━━━ Stored data ━━━

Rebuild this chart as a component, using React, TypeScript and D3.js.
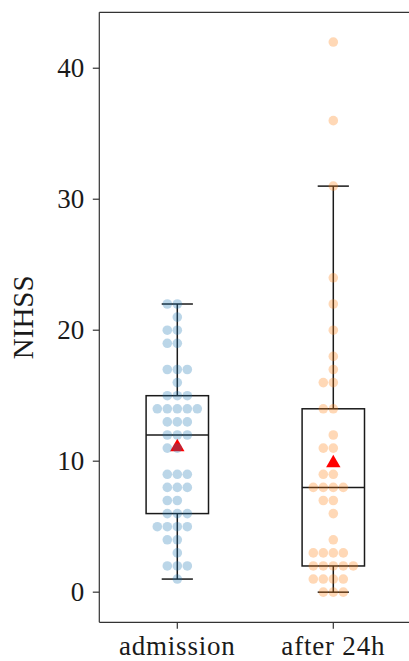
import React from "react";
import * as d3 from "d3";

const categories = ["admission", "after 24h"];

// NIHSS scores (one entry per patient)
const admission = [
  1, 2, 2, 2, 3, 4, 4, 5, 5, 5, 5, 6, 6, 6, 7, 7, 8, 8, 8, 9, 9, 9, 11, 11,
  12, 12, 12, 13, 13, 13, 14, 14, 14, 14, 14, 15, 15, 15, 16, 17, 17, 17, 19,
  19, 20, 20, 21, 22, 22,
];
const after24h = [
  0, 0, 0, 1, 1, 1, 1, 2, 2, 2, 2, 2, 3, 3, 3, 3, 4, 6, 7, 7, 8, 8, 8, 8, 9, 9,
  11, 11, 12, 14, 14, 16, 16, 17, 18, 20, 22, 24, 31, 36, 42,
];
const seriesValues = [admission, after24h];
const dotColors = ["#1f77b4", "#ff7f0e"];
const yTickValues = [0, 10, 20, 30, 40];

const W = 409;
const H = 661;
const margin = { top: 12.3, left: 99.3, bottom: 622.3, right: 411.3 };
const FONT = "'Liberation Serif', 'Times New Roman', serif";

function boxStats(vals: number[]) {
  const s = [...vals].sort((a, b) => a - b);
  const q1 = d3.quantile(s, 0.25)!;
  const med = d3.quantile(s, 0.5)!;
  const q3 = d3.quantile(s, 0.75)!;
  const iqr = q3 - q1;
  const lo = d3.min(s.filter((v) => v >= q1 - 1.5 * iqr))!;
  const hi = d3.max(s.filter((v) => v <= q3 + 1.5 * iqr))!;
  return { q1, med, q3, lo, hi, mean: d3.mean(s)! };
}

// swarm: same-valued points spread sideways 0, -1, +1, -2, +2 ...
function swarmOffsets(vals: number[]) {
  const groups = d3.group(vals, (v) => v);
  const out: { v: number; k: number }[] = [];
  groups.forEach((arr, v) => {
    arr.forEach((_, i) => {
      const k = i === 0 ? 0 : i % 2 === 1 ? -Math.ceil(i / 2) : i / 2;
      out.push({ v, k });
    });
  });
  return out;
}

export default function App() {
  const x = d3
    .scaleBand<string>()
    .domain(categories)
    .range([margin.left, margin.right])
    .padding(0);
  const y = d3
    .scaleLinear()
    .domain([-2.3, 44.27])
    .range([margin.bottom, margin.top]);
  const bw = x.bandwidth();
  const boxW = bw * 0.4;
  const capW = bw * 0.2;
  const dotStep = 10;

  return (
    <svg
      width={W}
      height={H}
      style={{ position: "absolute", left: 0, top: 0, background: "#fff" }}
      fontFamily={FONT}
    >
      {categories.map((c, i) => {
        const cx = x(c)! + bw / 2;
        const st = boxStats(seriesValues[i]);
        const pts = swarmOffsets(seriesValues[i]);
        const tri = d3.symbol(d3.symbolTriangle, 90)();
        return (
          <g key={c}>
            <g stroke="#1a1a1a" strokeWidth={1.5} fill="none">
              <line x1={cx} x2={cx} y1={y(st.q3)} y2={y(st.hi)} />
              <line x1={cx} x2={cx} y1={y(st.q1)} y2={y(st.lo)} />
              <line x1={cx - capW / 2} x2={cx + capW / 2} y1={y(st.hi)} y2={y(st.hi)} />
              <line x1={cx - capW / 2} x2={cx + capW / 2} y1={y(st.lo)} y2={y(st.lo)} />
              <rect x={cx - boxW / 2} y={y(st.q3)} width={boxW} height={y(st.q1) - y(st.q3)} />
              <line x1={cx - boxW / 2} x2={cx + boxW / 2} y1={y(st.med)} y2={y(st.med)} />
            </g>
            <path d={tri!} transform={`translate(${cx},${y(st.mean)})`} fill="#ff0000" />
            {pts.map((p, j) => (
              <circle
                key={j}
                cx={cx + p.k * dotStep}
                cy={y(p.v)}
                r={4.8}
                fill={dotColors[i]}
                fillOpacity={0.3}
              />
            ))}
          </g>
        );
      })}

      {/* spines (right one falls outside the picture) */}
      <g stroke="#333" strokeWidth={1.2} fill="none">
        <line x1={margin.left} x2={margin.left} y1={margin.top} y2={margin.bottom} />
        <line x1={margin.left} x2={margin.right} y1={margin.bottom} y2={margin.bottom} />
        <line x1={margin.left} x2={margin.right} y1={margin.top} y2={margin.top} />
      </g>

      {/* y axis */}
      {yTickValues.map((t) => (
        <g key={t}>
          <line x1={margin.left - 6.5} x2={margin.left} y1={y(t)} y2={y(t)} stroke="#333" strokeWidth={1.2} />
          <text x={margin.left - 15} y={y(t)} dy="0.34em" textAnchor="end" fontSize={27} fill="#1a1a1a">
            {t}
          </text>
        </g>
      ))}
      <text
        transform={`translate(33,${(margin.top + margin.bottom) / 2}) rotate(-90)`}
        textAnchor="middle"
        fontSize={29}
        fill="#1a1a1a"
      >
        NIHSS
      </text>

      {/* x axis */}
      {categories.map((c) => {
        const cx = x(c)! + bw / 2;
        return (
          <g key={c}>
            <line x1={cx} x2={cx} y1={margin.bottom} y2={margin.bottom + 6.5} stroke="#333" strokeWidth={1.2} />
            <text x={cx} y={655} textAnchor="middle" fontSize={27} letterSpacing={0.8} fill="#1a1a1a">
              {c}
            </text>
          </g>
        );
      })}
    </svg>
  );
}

━━━
━━━ Stored data ━━━

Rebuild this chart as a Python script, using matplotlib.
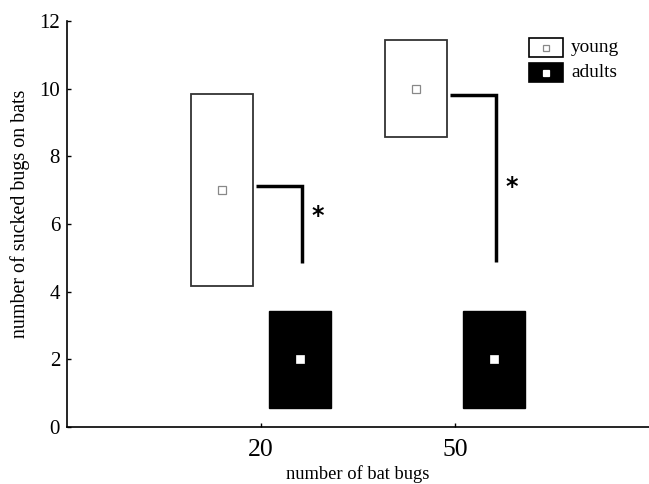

━━━

Provide only the count of lines in the data above that include the string "Rebuild".

2